--- begin ---

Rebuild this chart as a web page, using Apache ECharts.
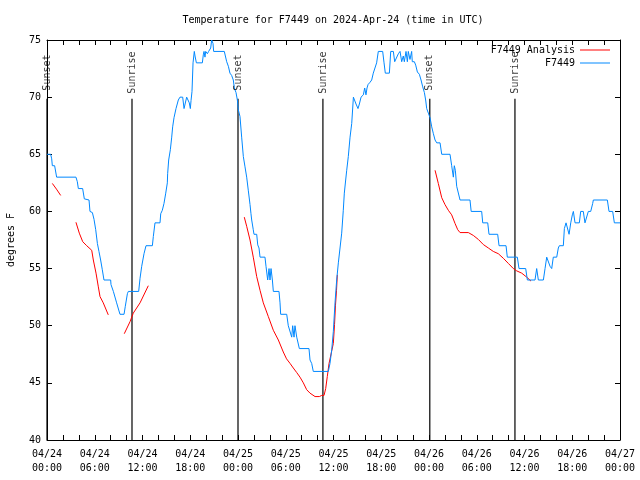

--- end ---
--- begin ---

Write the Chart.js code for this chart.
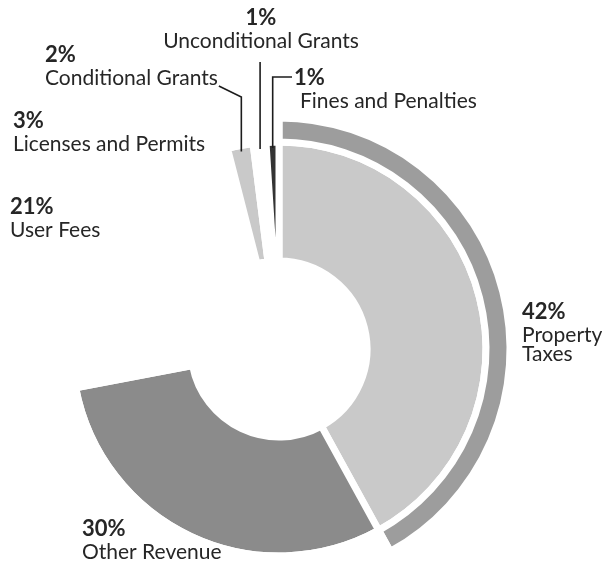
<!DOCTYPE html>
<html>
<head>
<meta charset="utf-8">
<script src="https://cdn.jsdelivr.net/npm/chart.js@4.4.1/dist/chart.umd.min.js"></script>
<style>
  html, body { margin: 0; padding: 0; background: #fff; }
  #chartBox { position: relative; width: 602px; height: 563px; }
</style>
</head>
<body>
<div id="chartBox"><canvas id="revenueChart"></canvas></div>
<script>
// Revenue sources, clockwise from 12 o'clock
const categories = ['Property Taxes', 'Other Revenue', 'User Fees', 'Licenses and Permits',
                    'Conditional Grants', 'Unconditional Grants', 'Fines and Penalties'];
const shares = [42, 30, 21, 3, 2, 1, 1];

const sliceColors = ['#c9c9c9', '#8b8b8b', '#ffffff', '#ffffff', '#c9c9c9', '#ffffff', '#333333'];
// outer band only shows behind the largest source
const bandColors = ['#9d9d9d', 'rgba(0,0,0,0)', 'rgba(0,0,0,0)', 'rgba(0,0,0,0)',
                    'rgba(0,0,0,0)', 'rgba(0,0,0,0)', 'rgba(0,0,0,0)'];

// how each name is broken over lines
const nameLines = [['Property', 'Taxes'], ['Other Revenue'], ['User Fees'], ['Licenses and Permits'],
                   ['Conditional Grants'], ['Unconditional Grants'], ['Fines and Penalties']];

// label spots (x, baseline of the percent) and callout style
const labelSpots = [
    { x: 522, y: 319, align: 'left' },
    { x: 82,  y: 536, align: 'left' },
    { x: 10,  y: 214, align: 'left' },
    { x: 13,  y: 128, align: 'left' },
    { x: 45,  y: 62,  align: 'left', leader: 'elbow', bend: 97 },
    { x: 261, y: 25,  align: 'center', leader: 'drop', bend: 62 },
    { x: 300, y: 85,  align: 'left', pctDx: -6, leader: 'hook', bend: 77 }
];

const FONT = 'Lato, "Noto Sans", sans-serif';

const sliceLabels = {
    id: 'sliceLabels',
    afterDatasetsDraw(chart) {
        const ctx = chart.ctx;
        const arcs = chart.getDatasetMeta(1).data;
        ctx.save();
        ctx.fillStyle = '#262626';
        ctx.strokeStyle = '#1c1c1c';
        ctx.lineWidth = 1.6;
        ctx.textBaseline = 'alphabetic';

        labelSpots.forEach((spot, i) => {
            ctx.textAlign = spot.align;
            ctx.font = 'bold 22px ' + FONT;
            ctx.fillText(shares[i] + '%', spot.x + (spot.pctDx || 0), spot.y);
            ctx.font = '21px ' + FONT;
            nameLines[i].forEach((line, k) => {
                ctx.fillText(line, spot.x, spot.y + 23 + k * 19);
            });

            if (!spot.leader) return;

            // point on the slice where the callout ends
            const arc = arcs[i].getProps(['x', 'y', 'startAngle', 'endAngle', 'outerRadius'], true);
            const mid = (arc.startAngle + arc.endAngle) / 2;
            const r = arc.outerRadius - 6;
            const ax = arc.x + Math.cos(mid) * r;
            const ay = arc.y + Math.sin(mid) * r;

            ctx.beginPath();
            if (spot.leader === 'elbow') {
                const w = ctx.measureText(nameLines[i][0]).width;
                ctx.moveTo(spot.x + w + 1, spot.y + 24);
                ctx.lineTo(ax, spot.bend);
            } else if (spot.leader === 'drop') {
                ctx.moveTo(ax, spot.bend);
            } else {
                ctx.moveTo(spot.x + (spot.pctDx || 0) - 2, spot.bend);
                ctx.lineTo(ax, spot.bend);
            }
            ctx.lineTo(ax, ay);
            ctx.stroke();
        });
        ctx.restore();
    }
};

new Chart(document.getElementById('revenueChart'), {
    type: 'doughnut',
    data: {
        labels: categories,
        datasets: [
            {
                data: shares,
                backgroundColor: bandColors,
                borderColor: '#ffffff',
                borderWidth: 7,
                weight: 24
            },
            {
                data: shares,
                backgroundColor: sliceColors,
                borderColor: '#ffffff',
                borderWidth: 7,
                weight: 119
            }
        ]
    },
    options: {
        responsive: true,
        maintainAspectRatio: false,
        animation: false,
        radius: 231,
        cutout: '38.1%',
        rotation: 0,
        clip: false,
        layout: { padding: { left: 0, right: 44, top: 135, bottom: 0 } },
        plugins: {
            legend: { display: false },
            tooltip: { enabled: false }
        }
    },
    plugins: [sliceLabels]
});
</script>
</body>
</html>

--- end ---
--- begin ---

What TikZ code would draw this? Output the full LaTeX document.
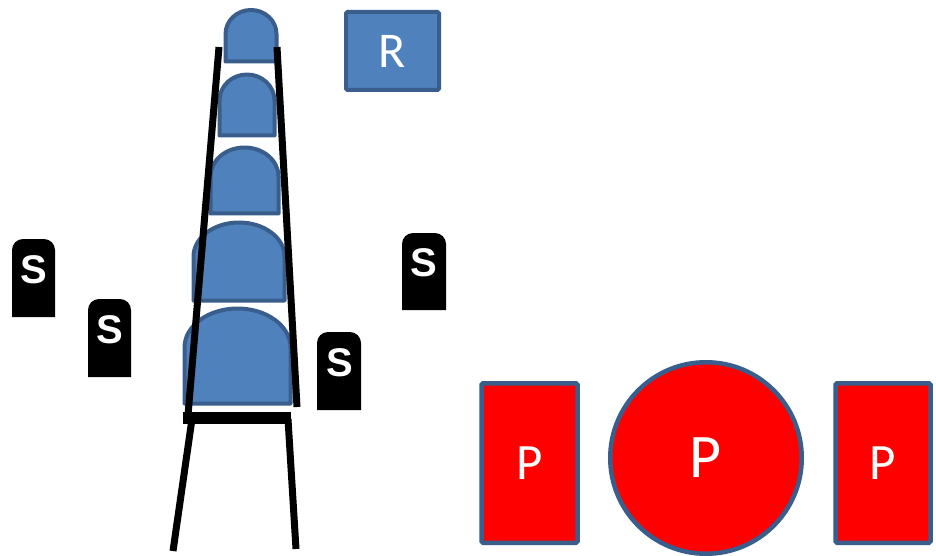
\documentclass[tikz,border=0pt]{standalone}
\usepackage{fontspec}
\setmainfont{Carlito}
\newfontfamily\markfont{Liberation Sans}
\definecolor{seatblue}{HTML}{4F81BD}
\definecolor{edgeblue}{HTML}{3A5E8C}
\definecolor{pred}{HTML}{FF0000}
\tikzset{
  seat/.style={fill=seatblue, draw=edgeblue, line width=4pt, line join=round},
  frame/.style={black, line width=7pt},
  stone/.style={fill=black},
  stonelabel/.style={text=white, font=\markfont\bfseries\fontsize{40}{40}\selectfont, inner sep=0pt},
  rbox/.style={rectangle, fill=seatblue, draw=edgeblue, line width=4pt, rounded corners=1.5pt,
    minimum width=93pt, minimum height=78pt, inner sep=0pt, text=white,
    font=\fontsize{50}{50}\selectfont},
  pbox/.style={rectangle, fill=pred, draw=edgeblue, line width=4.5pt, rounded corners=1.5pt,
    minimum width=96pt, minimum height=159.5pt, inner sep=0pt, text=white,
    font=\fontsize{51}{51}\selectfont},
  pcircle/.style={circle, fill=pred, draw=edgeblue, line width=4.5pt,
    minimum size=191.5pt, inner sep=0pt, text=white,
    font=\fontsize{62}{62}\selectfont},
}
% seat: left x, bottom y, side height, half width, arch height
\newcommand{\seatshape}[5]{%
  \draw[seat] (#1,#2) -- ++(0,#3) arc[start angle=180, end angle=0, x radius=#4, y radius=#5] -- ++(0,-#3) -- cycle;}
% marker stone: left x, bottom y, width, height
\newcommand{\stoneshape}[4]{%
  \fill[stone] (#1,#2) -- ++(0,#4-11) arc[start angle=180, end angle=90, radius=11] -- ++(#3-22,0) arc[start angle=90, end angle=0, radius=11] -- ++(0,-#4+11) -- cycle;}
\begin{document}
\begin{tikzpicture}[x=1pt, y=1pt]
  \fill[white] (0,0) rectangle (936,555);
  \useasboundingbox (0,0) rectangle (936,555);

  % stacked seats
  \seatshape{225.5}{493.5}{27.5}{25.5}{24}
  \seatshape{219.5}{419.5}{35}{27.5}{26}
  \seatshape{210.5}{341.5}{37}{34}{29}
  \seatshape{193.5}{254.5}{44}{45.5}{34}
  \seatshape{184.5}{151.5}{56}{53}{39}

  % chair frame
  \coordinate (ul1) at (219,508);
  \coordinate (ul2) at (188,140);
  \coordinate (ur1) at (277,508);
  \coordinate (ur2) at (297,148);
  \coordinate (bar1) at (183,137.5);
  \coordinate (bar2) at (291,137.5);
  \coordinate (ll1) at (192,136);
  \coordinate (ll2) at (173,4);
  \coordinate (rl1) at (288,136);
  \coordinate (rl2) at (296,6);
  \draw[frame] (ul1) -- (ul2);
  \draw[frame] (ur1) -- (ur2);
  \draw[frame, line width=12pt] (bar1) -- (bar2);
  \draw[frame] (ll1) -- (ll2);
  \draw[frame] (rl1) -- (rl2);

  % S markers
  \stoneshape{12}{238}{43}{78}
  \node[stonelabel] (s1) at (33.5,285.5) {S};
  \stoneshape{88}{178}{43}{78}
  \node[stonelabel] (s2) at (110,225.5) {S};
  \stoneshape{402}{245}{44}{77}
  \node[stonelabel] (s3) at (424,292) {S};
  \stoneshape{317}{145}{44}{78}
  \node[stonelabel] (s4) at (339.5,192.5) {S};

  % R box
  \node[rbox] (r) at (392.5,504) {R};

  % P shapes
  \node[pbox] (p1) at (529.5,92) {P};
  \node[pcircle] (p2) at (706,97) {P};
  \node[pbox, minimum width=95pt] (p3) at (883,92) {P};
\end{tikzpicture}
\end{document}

--- end ---

EXERCISE BRIEF:
Begin at the line that has "Write the Chart.js code for this chart.", stop after the line that has "const shares = [42, 30, 21, 3, 2, 1, 1];", and reproduce every line between them exactly and nothing else. Pictures stay out of the copy.

CORRECT OUTPUT:
Write the Chart.js code for this chart.
<!DOCTYPE html>
<html>
<head>
<meta charset="utf-8">
<script src="https://cdn.jsdelivr.net/npm/chart.js@4.4.1/dist/chart.umd.min.js"></script>
<style>
  html, body { margin: 0; padding: 0; background: #fff; }
  #chartBox { position: relative; width: 602px; height: 563px; }
</style>
</head>
<body>
<div id="chartBox"><canvas id="revenueChart"></canvas></div>
<script>
// Revenue sources, clockwise from 12 o'clock
const categories = ['Property Taxes', 'Other Revenue', 'User Fees', 'Licenses and Permits',
                    'Conditional Grants', 'Unconditional Grants', 'Fines and Penalties'];
const shares = [42, 30, 21, 3, 2, 1, 1];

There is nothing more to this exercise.